Your objective
Write out the whole listing word for word.
#####
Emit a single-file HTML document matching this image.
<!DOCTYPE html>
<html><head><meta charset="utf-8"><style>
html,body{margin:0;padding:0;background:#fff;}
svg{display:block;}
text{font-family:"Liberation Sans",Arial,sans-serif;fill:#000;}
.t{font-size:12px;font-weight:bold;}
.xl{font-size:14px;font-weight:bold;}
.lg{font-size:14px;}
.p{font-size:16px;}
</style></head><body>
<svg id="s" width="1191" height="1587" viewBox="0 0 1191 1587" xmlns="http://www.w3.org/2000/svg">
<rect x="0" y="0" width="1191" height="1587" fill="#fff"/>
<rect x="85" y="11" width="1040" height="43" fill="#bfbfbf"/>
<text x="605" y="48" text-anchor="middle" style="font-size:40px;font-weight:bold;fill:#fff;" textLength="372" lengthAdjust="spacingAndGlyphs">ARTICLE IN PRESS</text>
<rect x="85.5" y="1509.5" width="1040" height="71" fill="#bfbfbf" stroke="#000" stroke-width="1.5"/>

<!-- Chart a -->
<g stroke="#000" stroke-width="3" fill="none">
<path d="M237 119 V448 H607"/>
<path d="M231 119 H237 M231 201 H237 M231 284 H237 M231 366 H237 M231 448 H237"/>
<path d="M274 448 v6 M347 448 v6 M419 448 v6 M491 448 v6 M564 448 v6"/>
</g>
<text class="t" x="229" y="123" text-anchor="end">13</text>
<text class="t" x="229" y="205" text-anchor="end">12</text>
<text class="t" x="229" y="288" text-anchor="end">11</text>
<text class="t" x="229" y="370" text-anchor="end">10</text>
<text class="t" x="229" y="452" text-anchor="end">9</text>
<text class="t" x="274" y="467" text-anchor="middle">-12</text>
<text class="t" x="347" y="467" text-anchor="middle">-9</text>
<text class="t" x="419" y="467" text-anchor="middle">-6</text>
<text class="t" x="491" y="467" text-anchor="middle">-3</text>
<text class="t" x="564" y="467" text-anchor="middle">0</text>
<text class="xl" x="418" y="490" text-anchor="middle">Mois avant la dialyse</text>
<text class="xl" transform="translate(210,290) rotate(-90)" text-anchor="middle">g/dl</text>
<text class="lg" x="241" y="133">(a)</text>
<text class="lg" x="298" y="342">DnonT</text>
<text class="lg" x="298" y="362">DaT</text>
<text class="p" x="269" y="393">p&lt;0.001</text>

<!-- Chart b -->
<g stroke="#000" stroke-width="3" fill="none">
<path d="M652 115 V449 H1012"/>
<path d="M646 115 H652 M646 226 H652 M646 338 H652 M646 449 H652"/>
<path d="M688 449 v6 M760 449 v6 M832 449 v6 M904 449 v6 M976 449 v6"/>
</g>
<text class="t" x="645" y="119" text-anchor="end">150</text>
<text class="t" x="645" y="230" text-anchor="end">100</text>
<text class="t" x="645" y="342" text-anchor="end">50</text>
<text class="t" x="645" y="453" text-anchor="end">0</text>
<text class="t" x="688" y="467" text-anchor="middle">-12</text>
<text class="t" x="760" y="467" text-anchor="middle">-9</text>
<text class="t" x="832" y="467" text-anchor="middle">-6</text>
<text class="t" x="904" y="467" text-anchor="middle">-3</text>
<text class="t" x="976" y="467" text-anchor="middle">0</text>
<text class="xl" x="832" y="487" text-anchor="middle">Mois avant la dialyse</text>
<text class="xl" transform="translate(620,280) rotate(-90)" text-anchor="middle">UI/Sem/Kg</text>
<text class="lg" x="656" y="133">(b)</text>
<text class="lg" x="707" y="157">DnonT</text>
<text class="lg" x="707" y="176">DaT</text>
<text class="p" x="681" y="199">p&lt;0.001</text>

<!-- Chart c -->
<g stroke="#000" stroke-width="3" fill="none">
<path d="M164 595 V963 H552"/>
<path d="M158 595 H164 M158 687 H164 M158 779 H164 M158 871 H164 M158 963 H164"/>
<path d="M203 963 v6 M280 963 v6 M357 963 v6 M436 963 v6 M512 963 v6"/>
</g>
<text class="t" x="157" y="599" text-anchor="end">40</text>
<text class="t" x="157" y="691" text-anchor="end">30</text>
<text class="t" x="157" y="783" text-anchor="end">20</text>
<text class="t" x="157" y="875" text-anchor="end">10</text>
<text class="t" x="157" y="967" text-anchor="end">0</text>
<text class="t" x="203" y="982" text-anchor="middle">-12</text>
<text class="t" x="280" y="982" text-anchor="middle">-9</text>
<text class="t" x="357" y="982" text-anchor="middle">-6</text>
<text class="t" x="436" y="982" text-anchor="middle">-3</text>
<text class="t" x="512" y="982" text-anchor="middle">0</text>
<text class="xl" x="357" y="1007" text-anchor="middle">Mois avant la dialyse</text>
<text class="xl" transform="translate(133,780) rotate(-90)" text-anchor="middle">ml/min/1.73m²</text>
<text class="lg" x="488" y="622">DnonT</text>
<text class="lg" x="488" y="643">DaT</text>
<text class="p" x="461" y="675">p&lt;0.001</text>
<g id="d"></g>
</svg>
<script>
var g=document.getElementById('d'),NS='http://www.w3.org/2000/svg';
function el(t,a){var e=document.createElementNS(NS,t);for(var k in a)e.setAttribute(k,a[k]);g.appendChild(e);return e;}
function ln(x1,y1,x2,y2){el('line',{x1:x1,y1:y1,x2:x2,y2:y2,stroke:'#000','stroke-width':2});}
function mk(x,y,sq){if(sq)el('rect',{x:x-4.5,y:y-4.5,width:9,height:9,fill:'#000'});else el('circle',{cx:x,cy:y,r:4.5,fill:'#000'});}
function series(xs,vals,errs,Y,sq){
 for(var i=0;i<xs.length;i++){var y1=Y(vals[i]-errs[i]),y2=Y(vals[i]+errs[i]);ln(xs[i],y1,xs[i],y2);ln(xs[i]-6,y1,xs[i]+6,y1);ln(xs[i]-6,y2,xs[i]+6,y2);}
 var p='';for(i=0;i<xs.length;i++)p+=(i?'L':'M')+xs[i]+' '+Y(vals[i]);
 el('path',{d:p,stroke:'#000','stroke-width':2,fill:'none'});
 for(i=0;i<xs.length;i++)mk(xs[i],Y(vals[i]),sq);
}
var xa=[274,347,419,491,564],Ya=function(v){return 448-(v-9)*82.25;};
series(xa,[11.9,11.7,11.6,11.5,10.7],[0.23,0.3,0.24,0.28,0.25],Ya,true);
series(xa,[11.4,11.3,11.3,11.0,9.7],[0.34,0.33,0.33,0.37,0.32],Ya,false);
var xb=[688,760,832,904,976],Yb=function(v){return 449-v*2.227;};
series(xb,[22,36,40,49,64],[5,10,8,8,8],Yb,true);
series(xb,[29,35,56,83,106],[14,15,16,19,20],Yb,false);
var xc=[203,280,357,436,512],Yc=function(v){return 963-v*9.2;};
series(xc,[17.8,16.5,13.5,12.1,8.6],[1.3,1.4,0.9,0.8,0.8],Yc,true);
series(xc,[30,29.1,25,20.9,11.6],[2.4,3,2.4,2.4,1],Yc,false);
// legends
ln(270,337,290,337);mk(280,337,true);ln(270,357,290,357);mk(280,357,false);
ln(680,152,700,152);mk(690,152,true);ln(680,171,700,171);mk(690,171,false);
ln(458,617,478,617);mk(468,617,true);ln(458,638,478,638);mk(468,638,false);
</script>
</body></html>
#####
Response to the task
Emit a single-file HTML document matching this image.
<!DOCTYPE html>
<html><head><meta charset="utf-8"><style>
html,body{margin:0;padding:0;background:#fff;}
svg{display:block;}
text{font-family:"Liberation Sans",Arial,sans-serif;fill:#000;}
.t{font-size:12px;font-weight:bold;}
.xl{font-size:14px;font-weight:bold;}
.lg{font-size:14px;}
.p{font-size:16px;}
</style></head><body>
<svg id="s" width="1191" height="1587" viewBox="0 0 1191 1587" xmlns="http://www.w3.org/2000/svg">
<rect x="0" y="0" width="1191" height="1587" fill="#fff"/>
<rect x="85" y="11" width="1040" height="43" fill="#bfbfbf"/>
<text x="605" y="48" text-anchor="middle" style="font-size:40px;font-weight:bold;fill:#fff;" textLength="372" lengthAdjust="spacingAndGlyphs">ARTICLE IN PRESS</text>
<rect x="85.5" y="1509.5" width="1040" height="71" fill="#bfbfbf" stroke="#000" stroke-width="1.5"/>

<!-- Chart a -->
<g stroke="#000" stroke-width="3" fill="none">
<path d="M237 119 V448 H607"/>
<path d="M231 119 H237 M231 201 H237 M231 284 H237 M231 366 H237 M231 448 H237"/>
<path d="M274 448 v6 M347 448 v6 M419 448 v6 M491 448 v6 M564 448 v6"/>
</g>
<text class="t" x="229" y="123" text-anchor="end">13</text>
<text class="t" x="229" y="205" text-anchor="end">12</text>
<text class="t" x="229" y="288" text-anchor="end">11</text>
<text class="t" x="229" y="370" text-anchor="end">10</text>
<text class="t" x="229" y="452" text-anchor="end">9</text>
<text class="t" x="274" y="467" text-anchor="middle">-12</text>
<text class="t" x="347" y="467" text-anchor="middle">-9</text>
<text class="t" x="419" y="467" text-anchor="middle">-6</text>
<text class="t" x="491" y="467" text-anchor="middle">-3</text>
<text class="t" x="564" y="467" text-anchor="middle">0</text>
<text class="xl" x="418" y="490" text-anchor="middle">Mois avant la dialyse</text>
<text class="xl" transform="translate(210,290) rotate(-90)" text-anchor="middle">g/dl</text>
<text class="lg" x="241" y="133">(a)</text>
<text class="lg" x="298" y="342">DnonT</text>
<text class="lg" x="298" y="362">DaT</text>
<text class="p" x="269" y="393">p&lt;0.001</text>

<!-- Chart b -->
<g stroke="#000" stroke-width="3" fill="none">
<path d="M652 115 V449 H1012"/>
<path d="M646 115 H652 M646 226 H652 M646 338 H652 M646 449 H652"/>
<path d="M688 449 v6 M760 449 v6 M832 449 v6 M904 449 v6 M976 449 v6"/>
</g>
<text class="t" x="645" y="119" text-anchor="end">150</text>
<text class="t" x="645" y="230" text-anchor="end">100</text>
<text class="t" x="645" y="342" text-anchor="end">50</text>
<text class="t" x="645" y="453" text-anchor="end">0</text>
<text class="t" x="688" y="467" text-anchor="middle">-12</text>
<text class="t" x="760" y="467" text-anchor="middle">-9</text>
<text class="t" x="832" y="467" text-anchor="middle">-6</text>
<text class="t" x="904" y="467" text-anchor="middle">-3</text>
<text class="t" x="976" y="467" text-anchor="middle">0</text>
<text class="xl" x="832" y="487" text-anchor="middle">Mois avant la dialyse</text>
<text class="xl" transform="translate(620,280) rotate(-90)" text-anchor="middle">UI/Sem/Kg</text>
<text class="lg" x="656" y="133">(b)</text>
<text class="lg" x="707" y="157">DnonT</text>
<text class="lg" x="707" y="176">DaT</text>
<text class="p" x="681" y="199">p&lt;0.001</text>

<!-- Chart c -->
<g stroke="#000" stroke-width="3" fill="none">
<path d="M164 595 V963 H552"/>
<path d="M158 595 H164 M158 687 H164 M158 779 H164 M158 871 H164 M158 963 H164"/>
<path d="M203 963 v6 M280 963 v6 M357 963 v6 M436 963 v6 M512 963 v6"/>
</g>
<text class="t" x="157" y="599" text-anchor="end">40</text>
<text class="t" x="157" y="691" text-anchor="end">30</text>
<text class="t" x="157" y="783" text-anchor="end">20</text>
<text class="t" x="157" y="875" text-anchor="end">10</text>
<text class="t" x="157" y="967" text-anchor="end">0</text>
<text class="t" x="203" y="982" text-anchor="middle">-12</text>
<text class="t" x="280" y="982" text-anchor="middle">-9</text>
<text class="t" x="357" y="982" text-anchor="middle">-6</text>
<text class="t" x="436" y="982" text-anchor="middle">-3</text>
<text class="t" x="512" y="982" text-anchor="middle">0</text>
<text class="xl" x="357" y="1007" text-anchor="middle">Mois avant la dialyse</text>
<text class="xl" transform="translate(133,780) rotate(-90)" text-anchor="middle">ml/min/1.73m²</text>
<text class="lg" x="488" y="622">DnonT</text>
<text class="lg" x="488" y="643">DaT</text>
<text class="p" x="461" y="675">p&lt;0.001</text>
<g id="d"></g>
</svg>
<script>
var g=document.getElementById('d'),NS='http://www.w3.org/2000/svg';
function el(t,a){var e=document.createElementNS(NS,t);for(var k in a)e.setAttribute(k,a[k]);g.appendChild(e);return e;}
function ln(x1,y1,x2,y2){el('line',{x1:x1,y1:y1,x2:x2,y2:y2,stroke:'#000','stroke-width':2});}
function mk(x,y,sq){if(sq)el('rect',{x:x-4.5,y:y-4.5,width:9,height:9,fill:'#000'});else el('circle',{cx:x,cy:y,r:4.5,fill:'#000'});}
function series(xs,vals,errs,Y,sq){
 for(var i=0;i<xs.length;i++){var y1=Y(vals[i]-errs[i]),y2=Y(vals[i]+errs[i]);ln(xs[i],y1,xs[i],y2);ln(xs[i]-6,y1,xs[i]+6,y1);ln(xs[i]-6,y2,xs[i]+6,y2);}
 var p='';for(i=0;i<xs.length;i++)p+=(i?'L':'M')+xs[i]+' '+Y(vals[i]);
 el('path',{d:p,stroke:'#000','stroke-width':2,fill:'none'});
 for(i=0;i<xs.length;i++)mk(xs[i],Y(vals[i]),sq);
}
var xa=[274,347,419,491,564],Ya=function(v){return 448-(v-9)*82.25;};
series(xa,[11.9,11.7,11.6,11.5,10.7],[0.23,0.3,0.24,0.28,0.25],Ya,true);
series(xa,[11.4,11.3,11.3,11.0,9.7],[0.34,0.33,0.33,0.37,0.32],Ya,false);
var xb=[688,760,832,904,976],Yb=function(v){return 449-v*2.227;};
series(xb,[22,36,40,49,64],[5,10,8,8,8],Yb,true);
series(xb,[29,35,56,83,106],[14,15,16,19,20],Yb,false);
var xc=[203,280,357,436,512],Yc=function(v){return 963-v*9.2;};
series(xc,[17.8,16.5,13.5,12.1,8.6],[1.3,1.4,0.9,0.8,0.8],Yc,true);
series(xc,[30,29.1,25,20.9,11.6],[2.4,3,2.4,2.4,1],Yc,false);
// legends
ln(270,337,290,337);mk(280,337,true);ln(270,357,290,357);mk(280,357,false);
ln(680,152,700,152);mk(690,152,true);ln(680,171,700,171);mk(690,171,false);
ln(458,617,478,617);mk(468,617,true);ln(458,638,478,638);mk(468,638,false);
</script>
</body></html>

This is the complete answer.